So you're saying that these plants have their stomata open all the time, day and night? Both CAM and C3 mechanisms require for the stomata to be opened. If a plant pratices both as claimed, then it would have these pores opened 24/7. If so, then it seems really counter-productive (or extremely efficient). If you practice C3 metabolism, then why practice CAM as well? Evolutionary baggage? I am under the impression that CAM plants have issues with opening their stomata during the day, so that is why they choose to have them opened at night. If so, then would it not make sense to have CO2 on through the night as well; instead of the often heard "turn off your CO2 at night"? Increasing aeration at night drives down CO2 content, making it even worse for these CAM plants who depend on night time to suck up CO2. After all, it is precisely high O2 and low CO2 that led to the evolutionary emergence of C4 and CAM metabolism.

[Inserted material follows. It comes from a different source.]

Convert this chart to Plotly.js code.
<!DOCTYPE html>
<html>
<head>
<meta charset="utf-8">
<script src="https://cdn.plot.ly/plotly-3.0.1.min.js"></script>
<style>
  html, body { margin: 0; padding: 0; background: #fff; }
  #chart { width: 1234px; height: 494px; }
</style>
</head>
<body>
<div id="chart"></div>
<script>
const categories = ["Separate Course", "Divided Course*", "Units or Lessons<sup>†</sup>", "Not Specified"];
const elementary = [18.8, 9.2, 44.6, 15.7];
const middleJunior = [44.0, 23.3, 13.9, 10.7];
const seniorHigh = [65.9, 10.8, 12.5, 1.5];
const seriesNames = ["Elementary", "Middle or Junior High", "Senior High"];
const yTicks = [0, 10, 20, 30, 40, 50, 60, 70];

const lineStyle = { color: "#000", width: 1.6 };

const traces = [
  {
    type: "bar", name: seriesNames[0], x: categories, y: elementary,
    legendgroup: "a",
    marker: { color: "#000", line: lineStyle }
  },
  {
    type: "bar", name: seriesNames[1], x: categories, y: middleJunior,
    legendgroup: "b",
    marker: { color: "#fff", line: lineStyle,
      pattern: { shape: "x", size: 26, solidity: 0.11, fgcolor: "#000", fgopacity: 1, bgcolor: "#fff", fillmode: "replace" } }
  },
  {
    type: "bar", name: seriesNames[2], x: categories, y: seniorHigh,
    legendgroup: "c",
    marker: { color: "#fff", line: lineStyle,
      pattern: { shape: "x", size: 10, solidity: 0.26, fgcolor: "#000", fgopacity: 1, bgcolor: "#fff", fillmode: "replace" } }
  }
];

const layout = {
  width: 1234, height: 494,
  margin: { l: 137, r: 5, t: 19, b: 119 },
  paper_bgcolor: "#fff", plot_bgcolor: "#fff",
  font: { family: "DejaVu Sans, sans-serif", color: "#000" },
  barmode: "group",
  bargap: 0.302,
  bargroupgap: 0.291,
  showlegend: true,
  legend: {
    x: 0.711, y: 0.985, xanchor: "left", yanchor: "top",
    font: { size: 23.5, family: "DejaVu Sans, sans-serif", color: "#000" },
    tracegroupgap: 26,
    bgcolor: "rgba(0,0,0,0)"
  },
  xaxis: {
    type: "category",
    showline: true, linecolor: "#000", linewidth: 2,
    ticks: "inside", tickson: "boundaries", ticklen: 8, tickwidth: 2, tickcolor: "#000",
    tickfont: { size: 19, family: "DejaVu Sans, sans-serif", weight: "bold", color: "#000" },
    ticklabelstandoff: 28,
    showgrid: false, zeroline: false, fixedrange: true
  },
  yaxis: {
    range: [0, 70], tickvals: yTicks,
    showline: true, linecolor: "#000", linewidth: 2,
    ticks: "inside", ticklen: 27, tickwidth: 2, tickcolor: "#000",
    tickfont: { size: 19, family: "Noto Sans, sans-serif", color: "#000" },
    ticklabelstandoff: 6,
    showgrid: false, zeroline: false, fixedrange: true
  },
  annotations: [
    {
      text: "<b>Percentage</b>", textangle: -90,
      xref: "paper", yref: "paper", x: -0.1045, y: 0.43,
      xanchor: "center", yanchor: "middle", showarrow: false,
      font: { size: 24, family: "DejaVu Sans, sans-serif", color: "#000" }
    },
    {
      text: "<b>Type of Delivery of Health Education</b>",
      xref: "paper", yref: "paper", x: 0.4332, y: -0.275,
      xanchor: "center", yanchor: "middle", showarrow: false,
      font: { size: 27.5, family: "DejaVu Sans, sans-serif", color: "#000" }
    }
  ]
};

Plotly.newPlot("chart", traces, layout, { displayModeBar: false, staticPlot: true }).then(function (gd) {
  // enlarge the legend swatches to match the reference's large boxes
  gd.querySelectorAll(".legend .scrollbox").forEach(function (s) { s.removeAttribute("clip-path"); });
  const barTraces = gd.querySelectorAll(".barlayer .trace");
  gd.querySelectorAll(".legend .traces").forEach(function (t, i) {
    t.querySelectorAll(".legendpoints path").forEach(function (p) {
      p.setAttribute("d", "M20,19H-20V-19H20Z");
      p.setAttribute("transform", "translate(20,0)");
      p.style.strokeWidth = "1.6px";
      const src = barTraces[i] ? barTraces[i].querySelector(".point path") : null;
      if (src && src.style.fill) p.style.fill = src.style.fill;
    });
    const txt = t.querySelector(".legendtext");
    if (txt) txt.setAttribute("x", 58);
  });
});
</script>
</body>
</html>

A lot of aquatic plants are emergent in nature and are not from arid regions of the world. Why then would CAM metabolism even being practiced by them? I am confused by this evolutionary adaptation among these plants that aren't exposed to extremely hot arid conditions.

Confused.  :Think:

----------


## TyroneGenade

CAM isn't so much a mechanism to save water as much as it is to save CO2. In the desert or artic plants can't open the stomata during the day because they would dessicate and die. (In the artic and antartic it is very cold and so there is low humidity, low humidity more evaporation.) These means they also can't take in CO2 during the day, so they open them at night when the air is perhaps a bit more moist and evaporation not such a problem. The important thing here to note is that the real problem is CO2 supply and not water.

The reason why the CAM and C4 routes are used is because the enzyme involved in C3 photosynthesis (Rubisco) is wasteful and under low CO2 conditions it will oxidize rather than reduce the phosphoglycerate and trap the CO2 as sugar. This process is light energy driven which is why leaving the fishtank lights on all day is counter productive for many plants.

In water there is a lot less CO2 than in the air (about 18 vs 360 ppm if memory serves). So to adapt the plants trap CO2 whenever they can. And as Rubisco and C4 metabolism needs light to work the only method available is CAM or something like it.

During the day there is no need to reply on CAM and the plants can continue with C3 which is energeticly more efficient (it would appear).

At least this is what I make of it...

----------